Direction ▸ Go through the data below. List every line that holds the word "chart".

Material ▸
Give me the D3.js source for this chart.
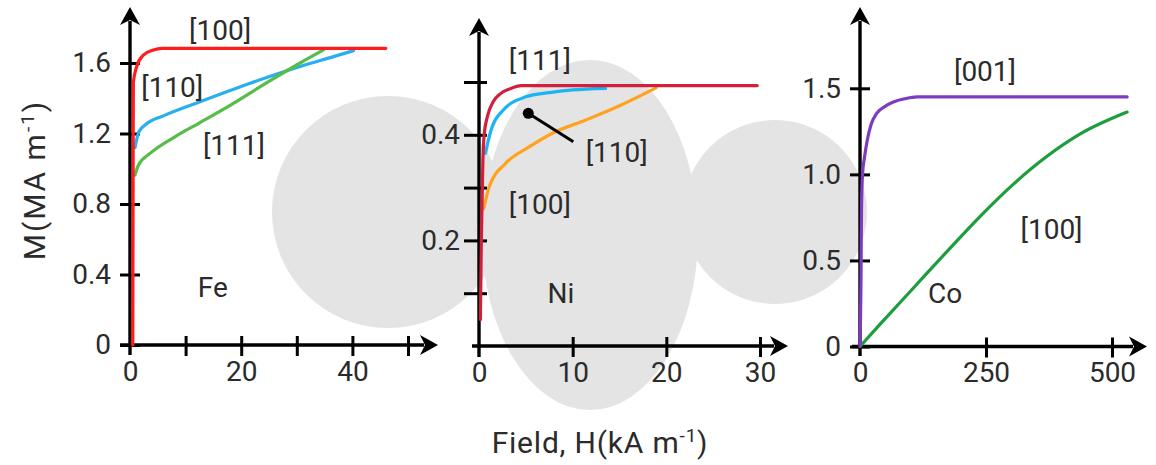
<!DOCTYPE html>
<html><head><meta charset="utf-8">
<script src="https://cdn.jsdelivr.net/npm/d3@7"></script>
<style>
body{margin:0;background:#fff}
text{font-family:Roboto,"Open Sans",sans-serif;fill:#2b2b2b}
</style>
</head><body>
<svg id="chart" width="1156" height="465"></svg>
<script>
// ---------- DATA ----------
// Fe
const feH100=[0.5,0.55,0.6,1.2,2.4,4.2,5.7,46];
const feM100=[0,0.8,1.49,1.58,1.645,1.674,1.683,1.683];
const feH110=[0.9,1.6,3,6,12.6,21.6,30.6,36.6,40.2];
const feM110=[1.12,1.21,1.255,1.3,1.38,1.485,1.58,1.636,1.67];
const feH111=[0.9,1.5,3.6,8,12.6,18,25.2,30.6,34.8];
const feM111=[0.965,1.02,1.087,1.18,1.262,1.36,1.5,1.6,1.674];
const feXTicks=[10,20,30,40,50], feXTickLabels=[0,20,40];
const feYTicks=[0,0.4,0.8,1.2,1.6], feYTickLabels=["0","0.4","0.8","1.2","1.6"];
// Ni
const niH111=[0.15,0.25,0.4,0.55,0.9,1.5,2.3,3.3,4.5,29.7];
const niM111=[0.05,0.2,0.34,0.4,0.435,0.462,0.478,0.487,0.493,0.493];
const niH110=[0.7,1,1.4,2.5,5,7.5,10,13.5];
const niM110=[0.365,0.39,0.415,0.445,0.472,0.48,0.485,0.488];
const niH100=[0.5,1.1,2.85,5.35,7.84,11.4,15,18.9];
const niM100=[0.26,0.302,0.346,0.377,0.403,0.428,0.455,0.489];
const niXTicks=[10,20,30], niXTickLabels=[0,10,20,30];
const niYTicks=[0.1,0.2,0.3,0.4,0.5], niYTickLabels=["0.2","0.4"];
const niPointerH=[5.26,10.07], niPointerM=[0.4407,0.387];
// Co
const coH001=[0,2,3,5,9,14.5,22,33,50,66,90,113,530];
const coM001=[0,0.4,0.8,1.0,1.1,1.2,1.29,1.354,1.395,1.42,1.44,1.45,1.45];
const coH100=[0,40,106,172,238,305,371,437,530];
const coM100=[0,0.13,0.34,0.55,0.755,0.945,1.105,1.235,1.362];
const coXTicks=[250,500], coXTickLabels=[0,250,500];
const coYTicks=[0,0.5,1.0,1.5], coYTickLabels=["0","0.5","1.0","1.5"];

const zip=(H,M)=>H.map((h,i)=>[h,M[i]]);

// ---------- PANELS ----------
const panels=[
 {xDom:[0,50],xRng:[130,408],yDom:[0,1.6],yRng:[345,63],yTip:7,xTip:438,xStart:120,yBottom:355,
  xTicks:feXTicks,xLabels:feXTickLabels,yTicks:feYTicks,yLabelVals:feYTicks,yLabels:feYTickLabels,
  tickL:10,tickR:10,
  series:[{d:zip(feH110,feM110),c:"#29aef0"},{d:zip(feH111,feM111),c:"#55bd48"},{d:zip(feH100,feM100),c:"#ff1c1c"}],
  labels:[{t:"[100]",h:16.2,m:1.73},{t:"[110]",h:7.6,m:1.407},{t:"[111]",h:18.7,m:1.078},{t:"Fe",h:14.9,m:0.272}]},
 {xDom:[0,30],xRng:[479,760],yDom:[0,0.5],yRng:[346,82],yTip:18,xTip:788,xStart:472,yBottom:357,
  xTicks:niXTicks,xLabels:niXTickLabels,yTicks:niYTicks,yLabelVals:[0.2,0.4],yLabels:niYTickLabels,
  tickL:15,tickR:8,
  series:[{d:zip(niH100,niM100),c:"#ffa21f"},{d:zip(niH110,niM110),c:"#1cb4f2"},{d:zip(niH111,niM111),c:"#d2203c"}],
  labels:[{t:"[111]",h:6.5,m:0.523},{t:"[110]",h:14.7,m:0.348},{t:"[100]",h:6.5,m:0.25},{t:"Ni",h:8.75,m:0.081}],
  pointer:zip(niPointerH,niPointerM)},
 {xDom:[0,500],xRng:[860,1112],yDom:[0,1.5],yRng:[346.5,88.3],yTip:7,xTip:1147,xStart:852,yBottom:356,
  xTicks:coXTicks,xLabels:coXTickLabels,yTicks:coYTicks,yLabelVals:coYTicks,yLabels:coYTickLabels,
  tickL:10,tickR:10,
  series:[{d:zip(coH100,coM100),c:"#1c9e3e"},{d:zip(coH001,coM001),c:"#7c3cc0"}],
  labels:[{t:"[001]",h:248,m:1.542},{t:"[100]",h:380,m:0.624},{t:"Co",h:169,m:0.252}]}
];

const svg=d3.select("#chart");
svg.append("rect").attr("width",1156).attr("height",465).attr("fill","#fff");

// faint background watermark shapes
const wm=svg.append("g").attr("fill","#e4e4e4");
wm.append("ellipse").attr("cx",590).attr("cy",235).attr("rx",108).attr("ry",175);
wm.append("circle").attr("cx",388).attr("cy",212).attr("r",116);
wm.append("circle").attr("cx",775).attr("cy",212).attr("r",92);

const FS=28;
panels.forEach(p=>{
  const x=d3.scaleLinear(p.xDom,p.xRng), y=d3.scaleLinear(p.yDom,p.yRng);
  const x0=x(0), y0=y(0);
  const g=svg.append("g");
  g.append("line").attr("x1",x0).attr("x2",x0).attr("y1",p.yBottom).attr("y2",p.yTip+14)
    .attr("stroke","#000").attr("stroke-width",3.4);
  g.append("line").attr("x1",p.xStart).attr("x2",p.xTip-14).attr("y1",y0).attr("y2",y0)
    .attr("stroke","#000").attr("stroke-width",3.4);
  const L=18,W=10;
  g.append("path").attr("d",`M${x0},${p.yTip}L${x0+W},${p.yTip+L}L${x0},${p.yTip+L-5}L${x0-W},${p.yTip+L}Z`).attr("fill","#000");
  g.append("path").attr("d",`M${p.xTip},${y0}L${p.xTip-L},${y0-W}L${p.xTip-L+5},${y0}L${p.xTip-L},${y0+W}Z`).attr("fill","#000");
  const xt=g.append("g").attr("transform",`translate(0,${y0-9})`)
    .call(d3.axisBottom(x).tickValues(p.xTicks).tickSize(20).tickFormat(""));
  xt.select(".domain").remove();
  xt.selectAll("line").attr("stroke","#000").attr("stroke-width",3);
  const yt=g.append("g").attr("transform",`translate(${x0+p.tickR},0)`)
    .call(d3.axisLeft(y).tickValues(p.yTicks).tickSize(p.tickL+p.tickR).tickFormat(""));
  yt.select(".domain").remove();
  yt.selectAll("line").attr("stroke","#000").attr("stroke-width",3);
  const xl=g.append("g").attr("transform",`translate(0,${y0})`)
    .call(d3.axisBottom(x).tickValues(p.xLabels).tickSize(0).tickPadding(16).tickFormat(d=>String(d)));
  xl.select(".domain").remove();
  xl.selectAll("text").attr("font-size",FS).attr("fill","#2b2b2b").attr("font-family","Roboto");
  const yl=g.append("g").attr("transform",`translate(${x0},0)`)
    .call(d3.axisLeft(y).tickValues(p.yLabelVals).tickSize(0).tickPadding(19).tickFormat((d,i)=>p.yLabels[i]));
  yl.select(".domain").remove();
  yl.selectAll("text").attr("font-size",FS).attr("fill","#2b2b2b").attr("font-family","Roboto");
  const line=d3.line().x(d=>x(d[0])).y(d=>y(d[1])).curve(d3.curveMonotoneX);
  p.series.forEach(s=>{
    g.append("path").attr("d",line(s.d)).attr("fill","none").attr("stroke",s.c)
      .attr("stroke-width",3.2).attr("stroke-linecap","round").attr("stroke-linejoin","round");
  });
  if(p.pointer){
    g.append("line").attr("x1",x(p.pointer[0][0])).attr("y1",y(p.pointer[0][1]))
      .attr("x2",x(p.pointer[1][0])).attr("y2",y(p.pointer[1][1])).attr("stroke","#000").attr("stroke-width",3);
    g.append("circle").attr("cx",x(p.pointer[0][0])).attr("cy",y(p.pointer[0][1])).attr("r",5.5).attr("fill","#000");
  }
  p.labels.forEach(l=>{
    g.append("text").attr("x",x(l.h)).attr("y",y(l.m)).attr("text-anchor","middle")
      .attr("font-size",FS).text(l.t);
  });
});

const yt=svg.append("text").attr("transform","translate(45,180) rotate(-90)").attr("text-anchor","middle")
  .attr("font-size",30).attr("letter-spacing",2);
yt.append("tspan").text("M(MA m");
yt.append("tspan").attr("font-size",19).attr("dy",-11).text("-1");
yt.append("tspan").attr("dy",11).text(")");
const xtit=svg.append("text").attr("x",600).attr("y",453).attr("text-anchor","middle")
  .attr("font-size",30).attr("letter-spacing",0.8);
xtit.append("tspan").text("Field, H(kA m");
xtit.append("tspan").attr("font-size",19).attr("dy",-11).text("-1");
xtit.append("tspan").attr("dy",11).text(")");
</script>
</body></html>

Finished task ▸
Give me the D3.js source for this chart.
<svg id="chart" width="1156" height="465"></svg>
const svg=d3.select("#chart");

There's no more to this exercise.